┏━━

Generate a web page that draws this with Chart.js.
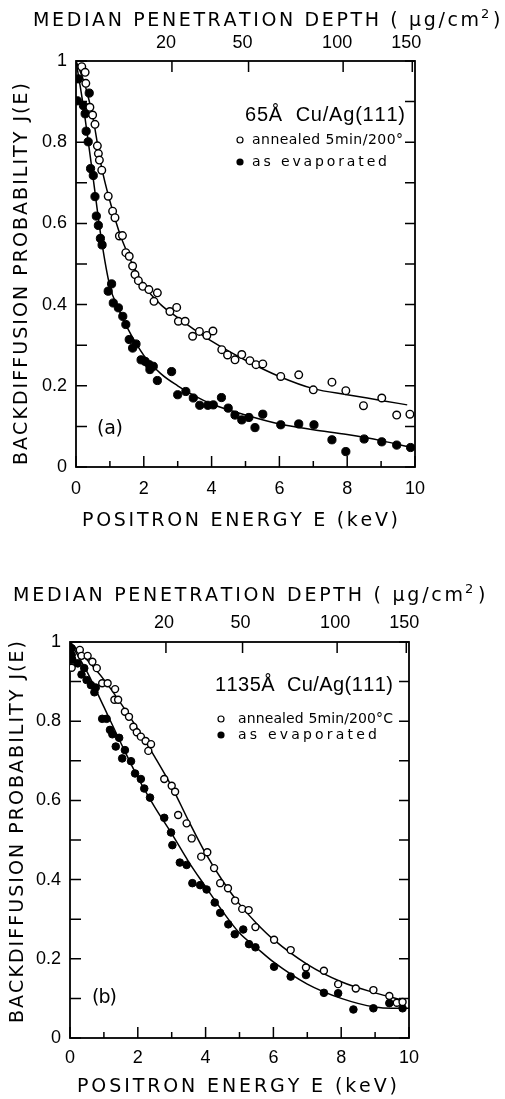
<!DOCTYPE html>
<html><head><meta charset="utf-8">
<script src="https://cdn.jsdelivr.net/npm/chart.js@4.4.1/dist/chart.umd.min.js"></script>
<style>
html,body{margin:0;padding:0;background:#fff;}
#wrap{position:relative;width:505px;height:1099px;overflow:hidden;background:#fff;}
canvas{position:absolute;left:0;}
</style></head><body>
<div id="wrap">
<canvas id="ca" width="505" height="550" style="top:0;width:505px;height:550px"></canvas>
<canvas id="cb" width="505" height="549" style="top:550px;width:505px;height:549px"></canvas>
</div>
<script>
// ---- axes / tick labels ----
const energyTicks = [0, 2, 4, 6, 8, 10];
const energyMinorTicks = [1, 3, 5, 7, 9];
const jTicks = [0, 0.2, 0.4, 0.6, 0.8, 1];
const jMinorTicks = [0.1, 0.3, 0.5, 0.7, 0.9];
const depthTickLabels = [20, 50, 100, 150];
const depthTickEnergy = [2.83, 5.09, 7.88, 9.92];

// ---- panel (a): 65 Å Cu/Ag(111) ----
const aAnnealed = [[0.17,0.986],[0.27,0.972],[0.29,0.945],[0.41,0.886],[0.49,0.867],[0.56,0.844],[0.63,0.791],[0.66,0.772],[0.69,0.756],[0.76,0.731],[0.95,0.667],[1.08,0.630],[1.15,0.614],[1.28,0.569],[1.37,0.570],[1.47,0.528],[1.57,0.519],[1.67,0.495],[1.74,0.474],[1.84,0.459],[1.97,0.445],[2.15,0.437],[2.30,0.408],[2.40,0.429],[2.77,0.383],[2.97,0.393],[3.02,0.359],[3.22,0.359],[3.44,0.322],[3.64,0.334],[3.86,0.324],[4.04,0.335],[4.30,0.289],[4.47,0.276],[4.69,0.264],[4.89,0.277],[5.13,0.262],[5.31,0.252],[5.51,0.254],[6.04,0.223],[6.57,0.227],[7.00,0.190],[7.55,0.209],[7.96,0.188],[8.48,0.151],[9.02,0.170],[9.46,0.128],[9.85,0.130]];
const aEvaporated = [[0.04,0.902],[0.07,0.956],[0.22,0.890],[0.27,0.870],[0.39,0.921],[0.30,0.827],[0.36,0.801],[0.43,0.735],[0.51,0.718],[0.56,0.666],[0.60,0.618],[0.66,0.595],[0.72,0.563],[0.77,0.547],[0.95,0.433],[1.05,0.451],[1.10,0.404],[1.25,0.392],[1.38,0.371],[1.47,0.351],[1.57,0.314],[1.67,0.293],[1.77,0.303],[1.92,0.264],[2.04,0.260],[2.16,0.252],[2.18,0.240],[2.28,0.248],[2.40,0.213],[2.82,0.235],[3.00,0.178],[3.24,0.186],[3.46,0.170],[3.65,0.152],[3.89,0.152],[4.05,0.153],[4.29,0.171],[4.49,0.145],[4.69,0.128],[4.89,0.116],[5.10,0.122],[5.28,0.097],[5.51,0.130],[6.04,0.104],[6.57,0.106],[7.02,0.104],[7.55,0.067],[7.96,0.038],[8.50,0.069],[9.02,0.062],[9.46,0.054],[9.87,0.048]];
const aFitAnnealed = [[0,1.0],[0.25,0.945],[0.5,0.86],[0.75,0.74],[1.0,0.655],[1.25,0.585],[1.5,0.53],[2,0.448],[2.5,0.40],[3,0.368],[3.5,0.338],[4,0.31],[5,0.263],[6,0.223],[7,0.193],[8,0.178],[9,0.164],[9.77,0.153]];
const aFitEvaporated = [[0,1.0],[0.1,0.95],[0.25,0.87],[0.5,0.715],[0.75,0.56],[1.0,0.445],[1.25,0.39],[1.5,0.345],[2,0.275],[2.5,0.23],[3,0.20],[3.5,0.175],[4,0.155],[5,0.128],[6,0.106],[7,0.092],[8,0.08],[9,0.065],[10,0.046]];

// ---- panel (b): 1135 Å Cu/Ag(111) ----
const bAnnealed = [[0.05,0.935],[0.29,0.980],[0.34,0.965],[0.52,0.965],[0.66,0.950],[0.79,0.934],[0.95,0.896],[1.11,0.896],[1.31,0.854],[1.33,0.881],[1.42,0.854],[1.62,0.824],[1.74,0.811],[1.87,0.786],[1.97,0.772],[2.09,0.761],[2.23,0.750],[2.31,0.725],[2.39,0.742],[2.78,0.654],[3.00,0.637],[3.10,0.622],[3.19,0.563],[3.44,0.542],[3.59,0.504],[3.87,0.458],[4.05,0.469],[4.25,0.429],[4.43,0.391],[4.66,0.378],[4.87,0.347],[5.08,0.326],[5.27,0.323],[5.47,0.280],[6.02,0.248],[6.51,0.222],[6.96,0.178],[7.49,0.170],[7.91,0.136],[8.43,0.125],[8.95,0.121],[9.42,0.106],[9.64,0.089],[9.81,0.091]];
const bEvaporated = [[0.05,0.984],[0.05,0.967],[0.07,0.955],[0.23,0.946],[0.34,0.918],[0.42,0.934],[0.49,0.904],[0.62,0.891],[0.72,0.873],[0.76,0.885],[0.95,0.806],[1.08,0.806],[1.18,0.778],[1.25,0.767],[1.35,0.736],[1.45,0.758],[1.54,0.706],[1.62,0.727],[1.80,0.699],[1.92,0.668],[2.09,0.654],[2.19,0.630],[2.36,0.607],[2.78,0.556],[2.98,0.519],[3.02,0.487],[3.24,0.443],[3.44,0.437],[3.61,0.391],[3.84,0.386],[4.03,0.375],[4.27,0.342],[4.43,0.316],[4.67,0.287],[4.86,0.262],[5.11,0.274],[5.28,0.237],[5.47,0.229],[6.02,0.180],[6.51,0.155],[6.96,0.159],[7.49,0.114],[7.91,0.113],[8.36,0.072],[8.95,0.075],[9.42,0.088],[9.81,0.075]];
const bFitAnnealed = [[0,1.0],[0.25,0.977],[0.5,0.955],[1,0.905],[1.5,0.845],[2,0.78],[2.5,0.71],[3,0.635],[3.5,0.548],[4,0.466],[4.5,0.397],[5,0.338],[5.5,0.29],[6,0.249],[7,0.186],[8,0.142],[9,0.114],[9.85,0.095]];
const bFitEvaporated = [[0,1.0],[0.25,0.963],[0.5,0.925],[1,0.836],[1.5,0.745],[2,0.658],[2.5,0.583],[3,0.516],[3.5,0.445],[4,0.382],[4.5,0.32],[5,0.265],[5.5,0.228],[6,0.192],[7,0.136],[8,0.10],[9,0.078],[9.5,0.075],[10,0.075]];

// ---- texts ----
const topTitle = 'MEDIAN PENETRATION DEPTH ( μg/cm';
const xTitle = 'POSITRON ENERGY E (keV)';
const yTitle = 'BACKDIFFUSION PROBABILITY J(E)';
const legendAnnealedA = 'annealed 5min/200°';
const legendAnnealedB = 'annealed 5min/200°C';
const legendEvaporated = 'as evaporated';

const FONT = '"Liberation Sans", Arial, sans-serif';
const TFONT = '"DejaVu Sans", "Liberation Sans", sans-serif';

function drawFitted(ctx, text, x0, x1, y, size, fam) {
  ctx.font = size + 'px ' + (fam || TFONT);
  const chars = Array.from(text);
  const widths = chars.map(c => ctx.measureText(c).width);
  const total = widths.reduce((a, b) => a + b, 0);
  const gap = chars.length > 1 ? (x1 - x0 - total) / (chars.length - 1) : 0;
  ctx.textAlign = 'left';
  ctx.textBaseline = 'middle';
  let x = x0;
  chars.forEach((c, i) => { ctx.fillText(c, x, y); x += widths[i] + gap; });
}

function framePlugin(P) {
  return {
    id: 'frame' + P.name,
    beforeDatasetsDraw(chart) {
      const {ctx, chartArea: a, scales: {x, y}} = chart;
      ctx.save();
      ctx.strokeStyle = '#000';
      ctx.lineWidth = 1.8;
      ctx.strokeRect(a.left, a.top, a.right - a.left, a.bottom - a.top);
      ctx.lineWidth = 1.5;
      ctx.beginPath();
      energyTicks.forEach(v => { const p = x.getPixelForValue(v); ctx.moveTo(p, a.bottom); ctx.lineTo(p, a.bottom - 11); });
      energyMinorTicks.forEach(v => { const p = x.getPixelForValue(v); ctx.moveTo(p, a.bottom); ctx.lineTo(p, a.bottom - 6); });
      jTicks.concat(jMinorTicks).forEach(v => {
        const p = y.getPixelForValue(v);
        ctx.moveTo(a.left, p); ctx.lineTo(a.left + 11, p);
        ctx.moveTo(a.right, p); ctx.lineTo(a.right - 10, p);
      });
      depthTickEnergy.forEach(v => { const p = x.getPixelForValue(v); ctx.moveTo(p, a.top); ctx.lineTo(p, a.top + 11); });
      ctx.stroke();
      ctx.restore();
    },
    afterDraw(chart) {
      const ctx = chart.ctx;
      const o = P.offY;
      ctx.save();
      ctx.fillStyle = '#000';
      ctx.strokeStyle = '#000';
      // top title
      drawFitted(ctx, topTitle, P.tt.x0, P.tt.x1, P.tt.y - o, 19);
      ctx.font = '13px ' + TFONT; ctx.textAlign = 'left'; ctx.textBaseline = 'middle';
      ctx.fillText('2', P.tt.supX, P.tt.supY - o);
      ctx.font = '19px ' + TFONT;
      ctx.fillText(')', P.tt.parX, P.tt.y - o);
      // x title
      drawFitted(ctx, xTitle, P.xt.x0, P.xt.x1, P.xt.y - o, 19);
      // y title (rotated)
      ctx.save();
      ctx.translate(P.yt.x, P.yt.y0 - o);
      ctx.rotate(-Math.PI / 2);
      drawFitted(ctx, yTitle, 0, P.yt.y0 - P.yt.y1, 0, 19);
      ctx.restore();
      // legend header
      drawFitted(ctx, P.header.text, P.header.x0, P.header.x1, P.header.y - o, 20, FONT);
      // legend markers
      ctx.lineWidth = 1.2;
      ctx.beginPath(); ctx.arc(P.lg.mx, P.lg.y1 - o, 3, 0, Math.PI * 2); ctx.stroke();
      ctx.beginPath(); ctx.arc(P.lg.mx, P.lg.y2 - o, 3.6, 0, Math.PI * 2); ctx.fill();
      drawFitted(ctx, P.lg.t1, P.lg.x0, P.lg.x1a, P.lg.y1 - o, 14);
      drawFitted(ctx, legendEvaporated, P.lg.x0, P.lg.x1b, P.lg.y2 - o, 14);
      // panel label
      drawFitted(ctx, P.label.text, P.label.x0, P.label.x1, P.label.y - o, 19);
      ctx.restore();
    }
  };
}

function makePanel(id, P) {
  const pts = arr => arr.map(([x, y]) => ({x, y}));
  const tickFont = {family: FONT, size: 18, lineHeight: 1};
  return new Chart(document.getElementById(id), {
    type: 'scatter',
    data: {datasets: [
      {data: pts(P.ann), pointStyle: 'circle', pointRadius: P.r, pointBackgroundColor: '#fff', pointBorderColor: '#000', pointBorderWidth: 1.4, showLine: false, order: 0},
      {data: pts(P.evap), pointStyle: 'circle', pointRadius: P.r + 0.3, pointBackgroundColor: '#000', pointBorderColor: '#000', pointBorderWidth: 1, showLine: false, order: 0},
      {data: pts(P.fitAnn), showLine: true, pointRadius: 0, borderColor: '#000', borderWidth: 1.5, cubicInterpolationMode: 'monotone', order: 1},
      {data: pts(P.fitEvap), showLine: true, pointRadius: 0, borderColor: '#000', borderWidth: 1.5, cubicInterpolationMode: 'monotone', order: 1}
    ]},
    options: {
      responsive: false, animation: false, devicePixelRatio: 1, events: [],
      layout: {padding: {left: 0, top: 0, bottom: 0, right: P.padRight}},
      plugins: {legend: {display: false}, tooltip: {enabled: false}},
      scales: {
        x: {type: 'linear', position: 'bottom', min: 0, max: 10,
          grid: {display: false, drawTicks: false}, border: {display: false},
          afterBuildTicks: s => { s.ticks = energyTicks.map(v => ({value: v})); },
          afterFit: s => { s.height = P.bottomH; },
          ticks: {color: '#000', font: tickFont, padding: P.xPad, maxRotation: 0, autoSkip: false, callback: v => String(v)}},
        x2: {type: 'linear', axis: 'x', position: 'top', min: 0, max: 10,
          grid: {display: false, drawTicks: false}, border: {display: false},
          afterBuildTicks: s => { s.ticks = depthTickEnergy.map(v => ({value: v})); },
          afterFit: s => { s.height = P.topH; },
          ticks: {color: '#000', font: tickFont, padding: P.x2Pad, labelOffset: P.x2Off, maxRotation: 0, autoSkip: false,
            callback: (v, i) => String(depthTickLabels[i])}},
        y: {type: 'linear', position: 'left', min: 0, max: 1,
          grid: {display: false, drawTicks: false}, border: {display: false},
          afterBuildTicks: s => { s.ticks = jTicks.map(v => ({value: v})); },
          afterFit: s => { s.width = P.leftW; },
          ticks: {color: '#000', font: tickFont, padding: P.yPad, autoSkip: false,
            callback: v => (v === 0 ? '0' : v === 1 ? '1' : v.toFixed(1))}}
      }
    },
    plugins: [framePlugin(P)]
  });
}

makePanel('ca', {
  name: 'a', offY: 0, r: 3.8,
  ann: aAnnealed, evap: aEvaporated, fitAnn: aFitAnnealed, fitEvap: aFitEvaporated,
  leftW: 76, padRight: 90, topH: 61, bottomH: 83,
  xPad: 13, x2Pad: 9, x2Off: -6, yPad: 9,
  tt: {x0: 33, x1: 479, y: 21, supX: 481, supY: 15, parX: 493},
  xt: {x0: 82, x1: 398, y: 521},
  yt: {x: 22, y0: 465, y1: 83},
  header: {text: '65Å  Cu/Ag(111)', x0: 245, x1: 405, y: 115},
  lg: {mx: 240, y1: 140, y2: 162, x0: 252, x1a: 403, x1b: 387, t1: legendAnnealedA},
  label: {text: '(a)', x0: 97, x1: 123, y: 429}
});

makePanel('cb', {
  name: 'b', offY: 550, r: 3.5,
  ann: bAnnealed, evap: bEvaporated, fitAnn: bFitAnnealed, fitEvap: bFitEvaporated,
  leftW: 70, padRight: 96, topH: 92, bottomH: 61,
  xPad: 11, x2Pad: 10, x2Off: -2, yPad: 9,
  tt: {x0: 13, x1: 463, y: 596, supX: 465, supY: 590, parX: 478},
  xt: {x0: 77, x1: 397, y: 1087},
  yt: {x: 18, y0: 1023, y1: 641},
  header: {text: '1135Å  Cu/Ag(111)', x0: 215, x1: 393, y: 685},
  lg: {mx: 221, y1: 719, y2: 735, x0: 238, x1a: 393, x1b: 377, t1: legendAnnealedB},
  label: {text: '(b)', x0: 92, x1: 117, y: 998}
});
</script>
</body></html>
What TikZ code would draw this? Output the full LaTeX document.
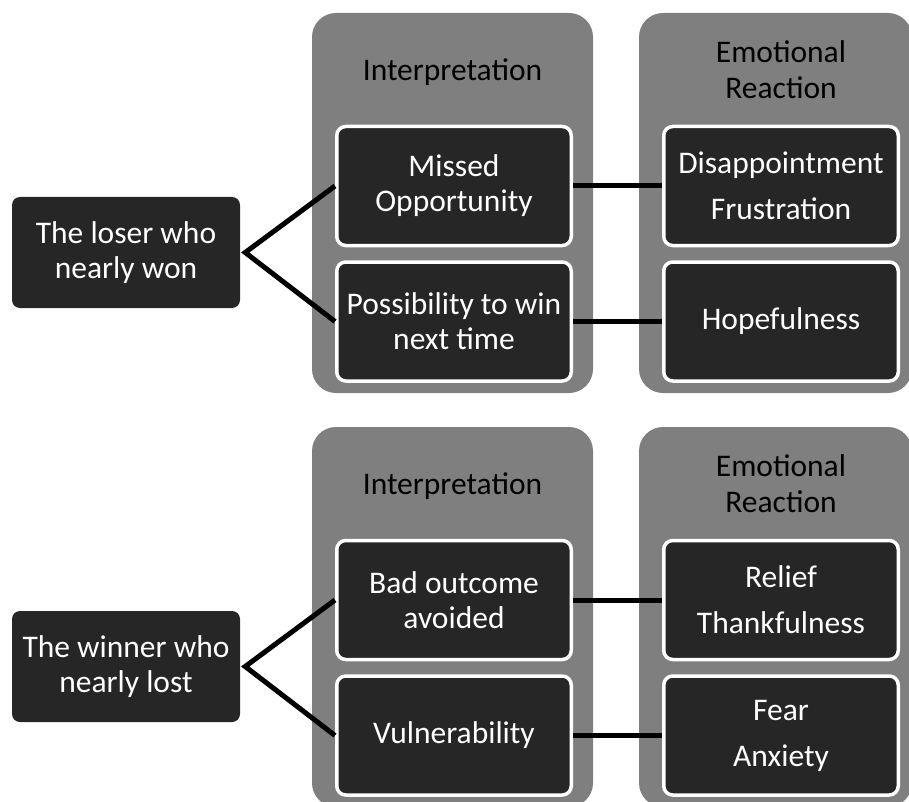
\documentclass[tikz,border=0pt]{standalone}
\usepackage{fontspec}
\setmainfont{Carlito}
\usepackage{tikz}

\definecolor{panelgray}{HTML}{7F7F7F}
\definecolor{boxdark}{HTML}{262626}

\begin{document}
\begin{tikzpicture}[x=1pt,y=-1pt,
    panel/.style={fill=panelgray,rounded corners=24pt},
    heading/.style={align=center,text=black,font=\fontsize{31.5}{36}\selectfont},
    item/.style={draw=white,line width=3.5pt,fill=boxdark,rounded corners=9pt,
      minimum width=234.5pt,minimum height=119pt,inner sep=0pt,
      align=center,text=white,font=\fontsize{31.5}{35}\selectfont},
    person/.style={fill=boxdark,rounded corners=8pt,minimum width=228pt,
      minimum height=111pt,inner sep=0pt,align=center,text=white,
      font=\fontsize{31.5}{35}\selectfont},
    link/.style={line width=5pt}]
  \useasboundingbox (0,0) rectangle (909,802);
  \clip (0,0) rectangle (909,802);

  \foreach \dy in {0,414} {
    \fill[panel] (312,13+\dy) rectangle (593,393+\dy);
    \fill[panel] (639,13+\dy) rectangle (912,393+\dy);
    \node[heading] (interp\dy) at (452.5,72+\dy) {Interpretation};
    \node[heading] (react\dy) at (781,70+\dy) {Emotional\\Reaction};
  }

  \node[person] (loser) at (126,252.5) {The loser who\\nearly won};
  \node[item] (missed) at (454,186) {Missed\\Opportunity};
  \node[item] (chance) at (454,321.5) {Possibility to win\\next time};
  \node[item] (letdown) at (781,186) {Disappointment\\[11pt]Frustration};
  \node[item] (hope) at (781,321.5) {Hopefulness};

  \node[person] (winner) at (126,666.5) {The winner who\\nearly lost};
  \node[item] (avoided) at (454,600) {Bad outcome\\avoided};
  \node[item] (weak) at (454,735.5) {Vulnerability};
  \node[item] (relief) at (781,600) {Relief\\[11pt]Thankfulness};
  \node[item] (fear) at (781,735.5) {Fear\\[11pt]Anxiety};

  \draw[link] (missed.west) -- ([xshift=5pt]loser.east) -- (chance.west);
  \draw[link] (avoided.west) -- ([xshift=5pt]winner.east) -- (weak.west);
  \draw[link] (missed.east) -- (letdown.west);
  \draw[link] (chance.east) -- (hope.west);
  \draw[link] (avoided.east) -- (relief.west);
  \draw[link] (weak.east) -- (fear.west);
\end{tikzpicture}
\end{document}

┗━━

In the records above, find the line containing "const depthTickEnergy = [2.83, 5.09, 7.88, 9.92];" and output every line from the first through that one, exactly, omitting pictures.

## [Result of the task]
Generate a web page that draws this with Chart.js.
<!DOCTYPE html>
<html><head><meta charset="utf-8">
<script src="https://cdn.jsdelivr.net/npm/chart.js@4.4.1/dist/chart.umd.min.js"></script>
<style>
html,body{margin:0;padding:0;background:#fff;}
#wrap{position:relative;width:505px;height:1099px;overflow:hidden;background:#fff;}
canvas{position:absolute;left:0;}
</style></head><body>
<div id="wrap">
<canvas id="ca" width="505" height="550" style="top:0;width:505px;height:550px"></canvas>
<canvas id="cb" width="505" height="549" style="top:550px;width:505px;height:549px"></canvas>
</div>
<script>
// ---- axes / tick labels ----
const energyTicks = [0, 2, 4, 6, 8, 10];
const energyMinorTicks = [1, 3, 5, 7, 9];
const jTicks = [0, 0.2, 0.4, 0.6, 0.8, 1];
const jMinorTicks = [0.1, 0.3, 0.5, 0.7, 0.9];
const depthTickLabels = [20, 50, 100, 150];
const depthTickEnergy = [2.83, 5.09, 7.88, 9.92];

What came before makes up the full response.